#### The data

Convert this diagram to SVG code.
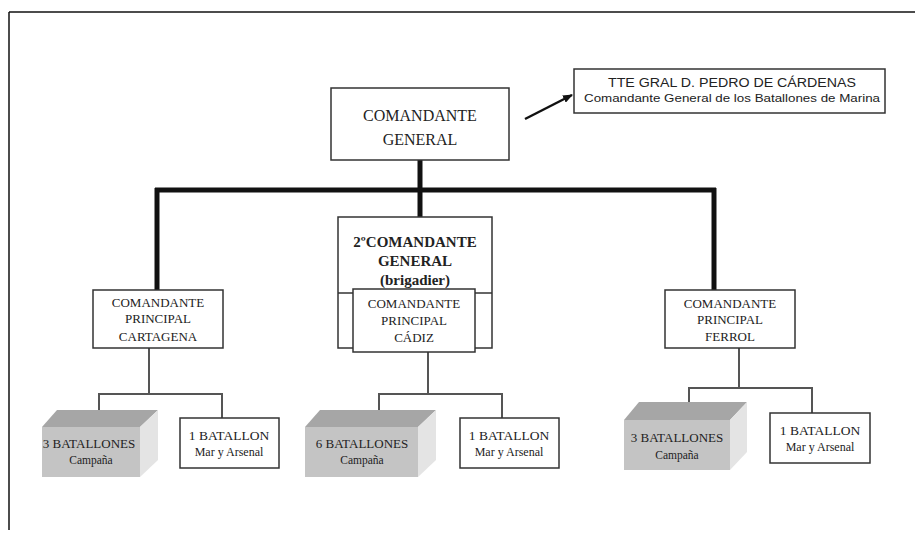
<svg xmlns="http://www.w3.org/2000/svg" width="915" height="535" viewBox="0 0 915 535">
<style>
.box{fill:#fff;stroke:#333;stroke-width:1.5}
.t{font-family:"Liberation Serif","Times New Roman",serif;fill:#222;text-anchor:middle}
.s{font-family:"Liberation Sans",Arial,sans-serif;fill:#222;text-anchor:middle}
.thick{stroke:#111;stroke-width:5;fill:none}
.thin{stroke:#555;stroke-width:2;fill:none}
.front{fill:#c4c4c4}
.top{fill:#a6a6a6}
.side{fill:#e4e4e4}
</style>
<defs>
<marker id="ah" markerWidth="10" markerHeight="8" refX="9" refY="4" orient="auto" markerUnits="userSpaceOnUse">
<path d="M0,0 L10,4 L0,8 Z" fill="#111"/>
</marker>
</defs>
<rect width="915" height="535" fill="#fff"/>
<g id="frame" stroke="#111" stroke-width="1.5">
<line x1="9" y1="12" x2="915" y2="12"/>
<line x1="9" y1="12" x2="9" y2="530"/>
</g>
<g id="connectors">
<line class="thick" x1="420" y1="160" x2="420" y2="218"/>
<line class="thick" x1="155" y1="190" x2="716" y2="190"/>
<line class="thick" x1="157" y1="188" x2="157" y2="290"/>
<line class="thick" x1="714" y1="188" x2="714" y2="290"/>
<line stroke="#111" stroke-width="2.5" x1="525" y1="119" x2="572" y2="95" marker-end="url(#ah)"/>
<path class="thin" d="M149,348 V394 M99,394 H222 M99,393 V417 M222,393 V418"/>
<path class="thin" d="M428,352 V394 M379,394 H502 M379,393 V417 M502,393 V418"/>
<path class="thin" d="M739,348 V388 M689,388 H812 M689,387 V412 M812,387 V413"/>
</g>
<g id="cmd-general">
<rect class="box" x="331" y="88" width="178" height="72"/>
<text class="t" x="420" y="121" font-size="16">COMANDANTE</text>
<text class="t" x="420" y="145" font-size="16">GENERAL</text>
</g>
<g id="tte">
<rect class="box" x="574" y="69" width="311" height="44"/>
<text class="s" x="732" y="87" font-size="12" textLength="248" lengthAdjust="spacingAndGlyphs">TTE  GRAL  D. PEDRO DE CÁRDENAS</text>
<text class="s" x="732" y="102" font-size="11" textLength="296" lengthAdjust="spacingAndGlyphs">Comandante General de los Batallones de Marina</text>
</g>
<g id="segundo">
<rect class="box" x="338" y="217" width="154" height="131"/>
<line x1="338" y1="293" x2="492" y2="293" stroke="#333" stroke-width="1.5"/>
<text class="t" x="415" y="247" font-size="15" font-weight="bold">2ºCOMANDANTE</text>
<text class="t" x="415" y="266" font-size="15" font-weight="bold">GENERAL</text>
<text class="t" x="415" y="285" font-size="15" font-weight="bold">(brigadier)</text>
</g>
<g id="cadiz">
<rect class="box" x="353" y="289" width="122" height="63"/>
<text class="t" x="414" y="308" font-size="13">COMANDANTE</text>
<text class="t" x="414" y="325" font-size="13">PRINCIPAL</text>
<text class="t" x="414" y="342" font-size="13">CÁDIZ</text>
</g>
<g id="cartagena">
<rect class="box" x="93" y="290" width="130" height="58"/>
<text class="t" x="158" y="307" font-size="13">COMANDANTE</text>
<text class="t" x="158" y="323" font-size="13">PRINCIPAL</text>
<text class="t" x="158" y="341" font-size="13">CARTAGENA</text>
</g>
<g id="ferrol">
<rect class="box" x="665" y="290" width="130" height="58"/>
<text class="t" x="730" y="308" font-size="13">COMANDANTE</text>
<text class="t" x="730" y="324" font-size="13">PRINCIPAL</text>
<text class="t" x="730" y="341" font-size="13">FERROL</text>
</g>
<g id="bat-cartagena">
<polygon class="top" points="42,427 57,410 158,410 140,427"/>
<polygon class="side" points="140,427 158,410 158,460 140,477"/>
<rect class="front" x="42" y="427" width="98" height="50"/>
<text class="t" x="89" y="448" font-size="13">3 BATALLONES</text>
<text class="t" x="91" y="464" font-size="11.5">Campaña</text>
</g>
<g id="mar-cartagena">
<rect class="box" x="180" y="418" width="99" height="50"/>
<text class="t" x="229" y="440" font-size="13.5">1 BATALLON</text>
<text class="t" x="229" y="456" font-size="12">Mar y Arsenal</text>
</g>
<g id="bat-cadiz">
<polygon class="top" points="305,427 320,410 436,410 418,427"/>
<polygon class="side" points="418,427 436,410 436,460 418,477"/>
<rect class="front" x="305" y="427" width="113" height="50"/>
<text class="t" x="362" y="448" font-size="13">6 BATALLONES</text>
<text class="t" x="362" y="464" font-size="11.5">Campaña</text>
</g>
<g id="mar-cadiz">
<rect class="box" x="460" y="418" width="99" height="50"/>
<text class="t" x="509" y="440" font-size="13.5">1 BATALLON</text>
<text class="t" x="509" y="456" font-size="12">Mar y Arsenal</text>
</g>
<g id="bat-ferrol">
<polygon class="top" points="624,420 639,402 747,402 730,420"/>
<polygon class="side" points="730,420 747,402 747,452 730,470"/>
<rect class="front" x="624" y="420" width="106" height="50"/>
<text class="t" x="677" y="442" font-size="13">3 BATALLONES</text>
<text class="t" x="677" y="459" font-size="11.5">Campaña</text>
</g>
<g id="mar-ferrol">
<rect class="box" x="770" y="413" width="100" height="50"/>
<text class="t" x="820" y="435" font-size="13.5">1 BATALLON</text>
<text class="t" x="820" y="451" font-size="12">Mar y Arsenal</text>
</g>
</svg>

########
#### The data

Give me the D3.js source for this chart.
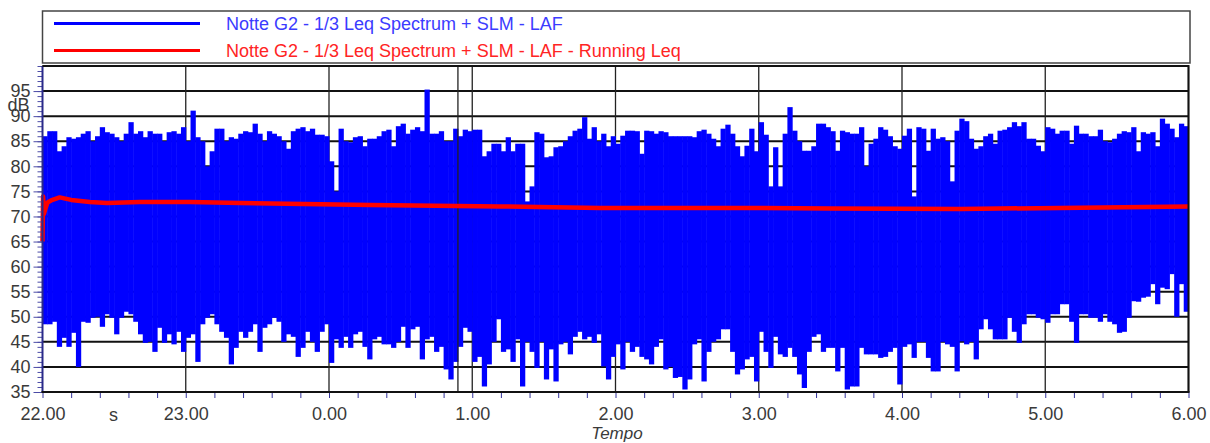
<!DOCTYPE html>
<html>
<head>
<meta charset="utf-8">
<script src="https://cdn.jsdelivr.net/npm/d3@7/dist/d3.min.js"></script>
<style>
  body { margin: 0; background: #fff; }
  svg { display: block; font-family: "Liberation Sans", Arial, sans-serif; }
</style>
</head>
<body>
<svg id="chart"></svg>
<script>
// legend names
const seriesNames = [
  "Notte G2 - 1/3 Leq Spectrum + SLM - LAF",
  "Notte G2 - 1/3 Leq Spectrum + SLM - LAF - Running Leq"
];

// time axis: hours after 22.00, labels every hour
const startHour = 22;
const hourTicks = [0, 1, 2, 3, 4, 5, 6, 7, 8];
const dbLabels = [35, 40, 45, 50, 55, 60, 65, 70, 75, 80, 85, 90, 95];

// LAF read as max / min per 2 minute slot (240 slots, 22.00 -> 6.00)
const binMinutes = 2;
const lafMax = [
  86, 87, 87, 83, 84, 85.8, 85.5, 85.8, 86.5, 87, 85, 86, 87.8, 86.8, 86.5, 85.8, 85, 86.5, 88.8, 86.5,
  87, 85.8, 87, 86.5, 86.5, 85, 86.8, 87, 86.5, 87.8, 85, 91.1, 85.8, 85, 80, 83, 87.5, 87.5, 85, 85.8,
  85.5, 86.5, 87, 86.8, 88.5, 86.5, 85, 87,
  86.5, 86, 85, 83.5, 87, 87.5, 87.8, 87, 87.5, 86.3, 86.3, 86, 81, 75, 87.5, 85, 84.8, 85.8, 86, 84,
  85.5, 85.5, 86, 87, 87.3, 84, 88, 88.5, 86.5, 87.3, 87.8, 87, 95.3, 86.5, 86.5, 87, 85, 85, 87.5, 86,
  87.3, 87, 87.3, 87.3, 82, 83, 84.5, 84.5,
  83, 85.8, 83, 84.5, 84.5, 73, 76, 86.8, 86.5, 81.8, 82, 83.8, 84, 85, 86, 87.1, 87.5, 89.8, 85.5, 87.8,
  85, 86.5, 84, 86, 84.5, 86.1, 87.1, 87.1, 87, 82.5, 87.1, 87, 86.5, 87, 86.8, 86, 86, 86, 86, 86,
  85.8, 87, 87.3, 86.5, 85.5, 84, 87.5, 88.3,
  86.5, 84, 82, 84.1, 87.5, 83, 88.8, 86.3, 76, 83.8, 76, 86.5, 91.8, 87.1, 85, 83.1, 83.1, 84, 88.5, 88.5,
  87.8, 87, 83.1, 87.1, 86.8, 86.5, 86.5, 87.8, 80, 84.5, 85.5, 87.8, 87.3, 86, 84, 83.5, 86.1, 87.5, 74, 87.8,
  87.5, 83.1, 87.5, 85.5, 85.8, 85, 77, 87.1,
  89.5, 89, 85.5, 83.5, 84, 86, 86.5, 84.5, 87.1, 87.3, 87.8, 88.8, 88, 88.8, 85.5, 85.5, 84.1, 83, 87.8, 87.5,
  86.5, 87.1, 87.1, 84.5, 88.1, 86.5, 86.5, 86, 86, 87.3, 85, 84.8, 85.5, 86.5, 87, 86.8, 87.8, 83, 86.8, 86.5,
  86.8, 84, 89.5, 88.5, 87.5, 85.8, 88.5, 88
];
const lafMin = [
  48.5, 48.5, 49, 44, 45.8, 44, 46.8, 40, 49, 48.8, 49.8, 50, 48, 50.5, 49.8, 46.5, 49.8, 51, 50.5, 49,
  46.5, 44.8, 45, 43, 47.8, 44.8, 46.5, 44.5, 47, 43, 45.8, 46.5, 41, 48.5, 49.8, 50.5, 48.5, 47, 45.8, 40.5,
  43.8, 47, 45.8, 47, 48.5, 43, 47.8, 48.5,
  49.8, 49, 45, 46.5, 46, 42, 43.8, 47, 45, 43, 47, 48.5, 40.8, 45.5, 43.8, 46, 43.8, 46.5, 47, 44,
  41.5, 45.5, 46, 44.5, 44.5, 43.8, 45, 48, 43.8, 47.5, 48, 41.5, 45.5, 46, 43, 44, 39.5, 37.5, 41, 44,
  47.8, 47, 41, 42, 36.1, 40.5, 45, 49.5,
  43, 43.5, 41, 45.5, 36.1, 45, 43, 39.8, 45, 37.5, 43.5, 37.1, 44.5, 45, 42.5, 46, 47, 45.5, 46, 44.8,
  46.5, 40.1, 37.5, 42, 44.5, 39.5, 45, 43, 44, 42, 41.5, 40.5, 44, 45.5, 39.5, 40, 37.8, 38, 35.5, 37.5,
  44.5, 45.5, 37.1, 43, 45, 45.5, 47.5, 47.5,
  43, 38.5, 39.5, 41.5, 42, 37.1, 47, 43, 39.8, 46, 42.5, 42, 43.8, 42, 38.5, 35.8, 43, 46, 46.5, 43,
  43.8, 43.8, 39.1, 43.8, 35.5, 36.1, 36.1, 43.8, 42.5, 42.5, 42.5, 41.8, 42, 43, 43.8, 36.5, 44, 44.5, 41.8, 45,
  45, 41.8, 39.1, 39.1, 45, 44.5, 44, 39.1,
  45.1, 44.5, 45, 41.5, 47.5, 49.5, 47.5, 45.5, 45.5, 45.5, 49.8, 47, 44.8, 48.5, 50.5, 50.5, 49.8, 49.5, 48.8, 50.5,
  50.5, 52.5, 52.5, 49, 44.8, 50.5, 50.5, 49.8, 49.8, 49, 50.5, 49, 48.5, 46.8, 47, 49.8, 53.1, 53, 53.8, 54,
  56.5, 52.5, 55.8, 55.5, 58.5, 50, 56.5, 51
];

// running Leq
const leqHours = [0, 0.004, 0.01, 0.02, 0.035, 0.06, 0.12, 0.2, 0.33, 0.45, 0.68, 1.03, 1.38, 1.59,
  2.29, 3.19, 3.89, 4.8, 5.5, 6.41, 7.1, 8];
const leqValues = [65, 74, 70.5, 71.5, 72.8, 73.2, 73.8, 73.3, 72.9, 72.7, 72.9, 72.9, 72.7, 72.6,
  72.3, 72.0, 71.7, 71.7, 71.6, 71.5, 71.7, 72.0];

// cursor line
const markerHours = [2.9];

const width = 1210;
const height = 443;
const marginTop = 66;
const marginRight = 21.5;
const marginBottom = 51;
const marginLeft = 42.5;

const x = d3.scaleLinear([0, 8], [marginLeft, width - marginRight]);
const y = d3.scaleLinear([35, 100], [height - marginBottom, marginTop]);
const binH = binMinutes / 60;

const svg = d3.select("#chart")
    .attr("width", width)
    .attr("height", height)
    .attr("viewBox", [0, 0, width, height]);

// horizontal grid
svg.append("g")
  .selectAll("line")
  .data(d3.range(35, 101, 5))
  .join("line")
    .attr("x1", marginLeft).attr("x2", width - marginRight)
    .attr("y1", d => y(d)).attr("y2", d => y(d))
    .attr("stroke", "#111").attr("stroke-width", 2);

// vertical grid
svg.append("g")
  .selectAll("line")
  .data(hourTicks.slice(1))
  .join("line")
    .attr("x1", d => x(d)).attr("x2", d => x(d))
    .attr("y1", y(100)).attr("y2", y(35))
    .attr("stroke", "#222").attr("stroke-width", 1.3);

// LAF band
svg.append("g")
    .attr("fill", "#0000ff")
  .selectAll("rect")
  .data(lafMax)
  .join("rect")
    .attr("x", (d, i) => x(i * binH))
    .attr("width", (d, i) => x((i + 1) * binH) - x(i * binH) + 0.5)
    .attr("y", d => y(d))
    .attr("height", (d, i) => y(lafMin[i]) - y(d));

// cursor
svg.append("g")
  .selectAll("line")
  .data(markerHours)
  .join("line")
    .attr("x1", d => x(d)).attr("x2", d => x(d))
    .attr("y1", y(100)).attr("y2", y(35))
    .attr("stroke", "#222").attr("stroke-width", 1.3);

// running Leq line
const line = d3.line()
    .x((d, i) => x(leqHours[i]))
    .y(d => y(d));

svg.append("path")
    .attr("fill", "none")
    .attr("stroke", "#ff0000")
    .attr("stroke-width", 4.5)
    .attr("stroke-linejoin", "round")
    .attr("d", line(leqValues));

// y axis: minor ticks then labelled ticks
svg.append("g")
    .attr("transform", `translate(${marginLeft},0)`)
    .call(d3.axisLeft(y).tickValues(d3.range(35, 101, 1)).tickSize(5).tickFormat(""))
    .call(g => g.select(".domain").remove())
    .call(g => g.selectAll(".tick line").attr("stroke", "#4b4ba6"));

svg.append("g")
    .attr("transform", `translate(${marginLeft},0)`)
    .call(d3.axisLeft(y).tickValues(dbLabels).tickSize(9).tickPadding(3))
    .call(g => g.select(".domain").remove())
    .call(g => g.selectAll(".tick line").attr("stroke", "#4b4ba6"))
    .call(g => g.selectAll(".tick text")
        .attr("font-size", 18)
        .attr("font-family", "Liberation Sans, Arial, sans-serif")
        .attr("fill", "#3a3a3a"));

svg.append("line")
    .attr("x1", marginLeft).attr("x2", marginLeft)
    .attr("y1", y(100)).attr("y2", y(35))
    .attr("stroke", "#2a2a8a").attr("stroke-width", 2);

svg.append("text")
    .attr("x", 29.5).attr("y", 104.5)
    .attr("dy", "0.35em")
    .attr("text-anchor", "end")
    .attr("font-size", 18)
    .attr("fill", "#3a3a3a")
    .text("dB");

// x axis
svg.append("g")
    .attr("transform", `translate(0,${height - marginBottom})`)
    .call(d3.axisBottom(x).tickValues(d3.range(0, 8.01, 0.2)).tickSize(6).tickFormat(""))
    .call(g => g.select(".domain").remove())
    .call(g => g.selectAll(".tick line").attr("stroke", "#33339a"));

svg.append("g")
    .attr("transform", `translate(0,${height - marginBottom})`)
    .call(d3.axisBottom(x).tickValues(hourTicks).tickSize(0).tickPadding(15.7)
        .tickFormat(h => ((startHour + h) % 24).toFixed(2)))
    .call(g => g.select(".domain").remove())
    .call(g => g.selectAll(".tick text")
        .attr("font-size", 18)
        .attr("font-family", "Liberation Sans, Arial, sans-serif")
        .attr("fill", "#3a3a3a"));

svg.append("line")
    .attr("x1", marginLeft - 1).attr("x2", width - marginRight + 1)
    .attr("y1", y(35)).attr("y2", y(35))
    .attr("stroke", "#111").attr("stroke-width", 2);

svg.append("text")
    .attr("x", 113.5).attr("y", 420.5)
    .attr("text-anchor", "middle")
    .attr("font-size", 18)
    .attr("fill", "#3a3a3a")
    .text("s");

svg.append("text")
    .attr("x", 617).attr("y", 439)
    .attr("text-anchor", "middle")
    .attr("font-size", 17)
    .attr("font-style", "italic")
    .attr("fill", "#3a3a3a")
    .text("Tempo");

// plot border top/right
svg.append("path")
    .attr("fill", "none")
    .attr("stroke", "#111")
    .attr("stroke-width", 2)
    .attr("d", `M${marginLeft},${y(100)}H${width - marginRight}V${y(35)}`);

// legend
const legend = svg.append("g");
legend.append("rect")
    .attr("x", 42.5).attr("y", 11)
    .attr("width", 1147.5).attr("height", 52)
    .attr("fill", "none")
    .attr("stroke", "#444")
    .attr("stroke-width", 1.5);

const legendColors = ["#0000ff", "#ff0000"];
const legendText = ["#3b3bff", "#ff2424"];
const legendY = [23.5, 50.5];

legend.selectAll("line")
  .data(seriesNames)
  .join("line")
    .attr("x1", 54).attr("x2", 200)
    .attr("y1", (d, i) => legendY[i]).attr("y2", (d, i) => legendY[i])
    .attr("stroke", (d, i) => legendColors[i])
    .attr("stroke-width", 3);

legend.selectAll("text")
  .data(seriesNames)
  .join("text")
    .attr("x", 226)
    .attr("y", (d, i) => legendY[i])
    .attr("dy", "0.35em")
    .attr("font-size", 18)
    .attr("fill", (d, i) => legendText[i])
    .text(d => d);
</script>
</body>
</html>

########

■ Aim of the exercise: Output exactly the lines from the one containing "Give me the D3.js source for this chart." through the one containing "85, 90, 95];", both included, and nothing else; leave out any pictures.

■ Solution to the exercise:
Give me the D3.js source for this chart.
<!DOCTYPE html>
<html>
<head>
<meta charset="utf-8">
<script src="https://cdn.jsdelivr.net/npm/d3@7/dist/d3.min.js"></script>
<style>
  body { margin: 0; background: #fff; }
  svg { display: block; font-family: "Liberation Sans", Arial, sans-serif; }
</style>
</head>
<body>
<svg id="chart"></svg>
<script>
// legend names
const seriesNames = [
  "Notte G2 - 1/3 Leq Spectrum + SLM - LAF",
  "Notte G2 - 1/3 Leq Spectrum + SLM - LAF - Running Leq"
];

// time axis: hours after 22.00, labels every hour
const startHour = 22;
const hourTicks = [0, 1, 2, 3, 4, 5, 6, 7, 8];
const dbLabels = [35, 40, 45, 50, 55, 60, 65, 70, 75, 80, 85, 90, 95];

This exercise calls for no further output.